Revue de presse :
"The roots of Europe's economic meltdown are unearthed in this massive, illuminating study of the institution that was supposed to prevent it. Princeton historian James traces the decades-long process by which the Committee of Governors of Europe's national central banks incubated and then implemented the idea of a Europe-wide monetary union and common currency-which finally morphed into the European Central Bank. Drawing on extensive archival research, he recaps in dense detail the sharp policy debates between bank chiefs and sets them against the periodic European exchange-rate disruptions that goaded them toward monetary reform. Throughout, James highlights problems that would later precipitate the present-day euro crisis: imbalances between Germany's trade surpluses and other countries' deficits; clashes between independent central banks seeking price stability and inflationary government economic policies; the difficulty of imposing fiscal discipline on individual nations; lousy regulatory oversight of a surging European financial industry... It is quite readable and even manages to convey the humanity of banking officials.
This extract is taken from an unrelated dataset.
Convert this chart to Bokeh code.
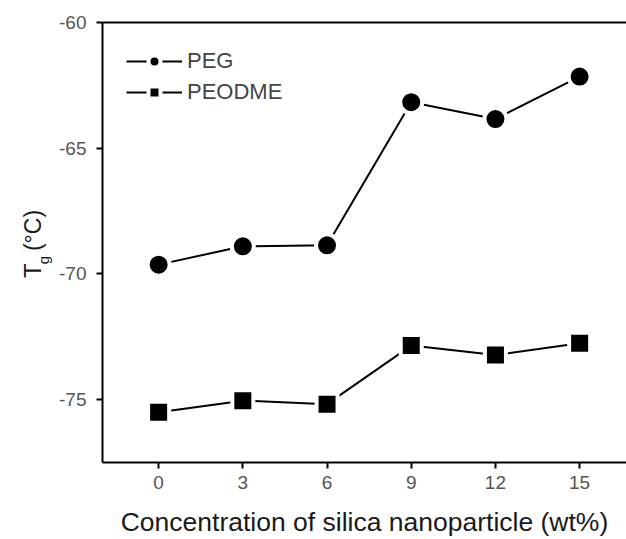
import math
from bokeh.plotting import figure
from bokeh.layouts import row
from bokeh.core.properties import value
from bokeh.models import (Range1d, FixedTicker, LinearAxis, Legend,
                          LegendItem, ColumnDataSource, NumeralTickFormatter)
from bokeh.embed import file_html
from bokeh.resources import INLINE

# ---- data ----
concentration = [0, 3, 6, 9, 12, 15]
tg_peg = [-69.63, -68.90, -68.86, -63.17, -63.84, -62.15]
tg_peodme = [-75.50, -75.04, -75.18, -72.85, -73.22, -72.76]
x_ticks = [0, 3, 6, 9, 12, 15]
y_ticks = [-75, -70, -65, -60]
series_names = ["PEG", "PEODME"]
x_title = "Concentration of silica nanoparticle (wt%)"
y_title_parts = ["T", "g", "(°C)"]

TITLE_W = 56
H = 539
p = figure(width=626 - TITLE_W, height=H, output_backend="svg",
           toolbar_location=None,
           x_range=Range1d(-2, 16.67), y_range=Range1d(-77.5, -60),
           min_border_left=102 - TITLE_W, min_border_right=0,
           min_border_top=22, min_border_bottom=76)
p.outline_line_color = None
p.xgrid.visible = False
p.ygrid.visible = False
p.background_fill_color = "white"
p.border_fill_color = "white"

tick_font = "Liberation Sans Narrow, Liberation Sans, Arial"
for ax in (p.xaxis[0], p.yaxis[0]):
    ax.axis_line_width = 2
    ax.axis_line_color = "black"
    ax.major_tick_line_width = 2
    ax.major_tick_line_color = "black"
    ax.major_tick_in = 0
    ax.major_tick_out = 6
    ax.minor_tick_line_color = None
    ax.major_label_text_font = tick_font
    ax.major_label_text_font_size = "19px"
    ax.major_label_text_color = "#555555"

p.xaxis[0].ticker = FixedTicker(ticks=x_ticks)
p.yaxis[0].ticker = FixedTicker(ticks=y_ticks)
p.yaxis[0].formatter = NumeralTickFormatter(format="0")
p.xaxis[0].major_label_standoff = 7
p.yaxis[0].major_label_standoff = 10
p.xaxis[0].axis_label = x_title
p.xaxis[0].axis_label_text_font = "Liberation Sans, Arial"
p.xaxis[0].axis_label_text_font_size = "26.5px"
p.xaxis[0].axis_label_text_font_style = "normal"
p.xaxis[0].axis_label_text_color = "#1a1a1a"
p.xaxis[0].axis_label_standoff = 15

top = LinearAxis(ticker=FixedTicker(ticks=[]), axis_line_width=2,
                 axis_line_color="black", major_tick_line_color=None,
                 minor_tick_line_color=None)
p.add_layout(top, "above")

# ---- series ----
src_peg = ColumnDataSource(dict(x=concentration, y=tg_peg))
src_peo = ColumnDataSource(dict(x=concentration, y=tg_peodme))
l1 = p.line("x", "y", source=src_peg, line_color="black", line_width=2)
m1 = p.scatter("x", "y", source=src_peg, marker="circle", size=22,
               fill_color="black", line_color="white", line_width=4)
l2 = p.line("x", "y", source=src_peo, line_color="black", line_width=2)
m2 = p.scatter("x", "y", source=src_peo, marker="square", size=21,
               fill_color="black", line_color="white", line_width=4)

# ---- legend (legend markers are sized from the glyph box) ----
legend = Legend(items=[LegendItem(label=series_names[0], renderers=[l1, m1]),
                       LegendItem(label=series_names[1], renderers=[l2, m2])],
                location=(24, 355), glyph_width=56, glyph_height=30,
                spacing=1, padding=0, margin=0, label_standoff=5,
                border_line_color=None, background_fill_alpha=0,
                label_text_font="Liberation Sans, Arial",
                label_text_font_size="22px", label_text_color="#444444",
                label_text_baseline="middle")
p.add_layout(legend, "center")

# ---- y axis title panel: T_g (°C), rotated (pixel space) ----
t = figure(width=TITLE_W, height=H, output_backend="svg",
           toolbar_location=None, x_axis_type=None, y_axis_type=None,
           x_range=Range1d(0, TITLE_W), y_range=Range1d(0, H),
           min_border=0, min_border_left=0, min_border_right=0,
           min_border_top=0, min_border_bottom=0)
t.outline_line_color = None
t.xgrid.visible = False
t.ygrid.visible = False
t.background_fill_color = "white"
t.border_fill_color = "white"
ang = math.pi / 2
title_font = value("Liberation Sans")
t.text(x=[32], y=[H - 313], text=[y_title_parts[0]], angle=ang,
       text_font=title_font, text_font_size="24px", text_color="#1a1a1a",
       text_align="left", text_baseline="alphabetic")
t.text(x=[43], y=[H - 296], text=[y_title_parts[1]], angle=ang,
       text_font=title_font, text_font_size="15px", text_color="#1a1a1a",
       text_align="left", text_baseline="alphabetic")
t.text(x=[32], y=[H - 280], text=[y_title_parts[2]], angle=ang,
       text_font=title_font, text_font_size="23px", text_color="#1a1a1a",
       text_align="left", text_baseline="alphabetic")

layout = row(t, p, spacing=0)
open("out.html", "w").write(file_html(layout, INLINE))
The result is a lucid account of the labyrinthine topic of European Union monetary policy and its discontents." --Publishers Weekly, 10 September 2012
"Harold James offers an in-depth account to help understand the European monetary crisis: by tracing behind the scenes negotiations using an array of sources that were previously unavailable... James contends that the financial crisis cannot be singularly blamed on the euro, when the constant friction between politicians and technocrats assisted its final downfall." --European CEO, Thursday 1 November 2012
"James offers clues as to how things could have gone so wrong in this thorough accounting of the technocratic thinking behind the creation of the euro. [...] James offers a careful reconstruction of the path to the EMU [...] a detailed analysis of mounds of documentary evidence made available to him by the ECB and BIS, augmented by a multitude of interviews with participants and observers. No other such [...] complete narration exists." --Kathleen McNamara, Times Higher Education Supplement, Thursday 15 November 2012
Présentation de l'éditeur :
Europe's financial crisis cannot be blamed on the Euro, Harold James contends in this probing exploration of the whys, whens, whos, and what-ifs of European monetary union. The current crisis goes deeper, to a series of problems that were debated but not resolved at the time of the Euro's invention. Since the 1960s, Europeans had been looking for a way to address two conundrums simultaneously: the dollar's privileged position in the international monetary system, and Germany's persistent current account surpluses in Europe. The Euro was created under a politically independent central bank to meet the primary goal of price stability. But while the monetary side of union was clearly conceived, other prerequisites of stability were beyond the reach of technocratic central bankers. Issues such as fiscal rules and Europe-wide banking supervision and regulation were thoroughly discussed during planning in the late 1980s and 1990s, but remained in the hands of member states. That omission proved to be a cause of crisis decades later. Here is an account that helps readers understand the European monetary crisis in depth, by tracing behind-the-scenes negotiations using an array of sources unavailable until now, notably from the European Community's Committee of Central Bank Governors and the Delors Committee of 1988--89, which set out the plan for how Europe could reach its goal of monetary union. As this foundational study makes clear, it was the constant friction between politicians and technocrats that shaped the Euro. And, Euro or no Euro, this clash will continue into the future.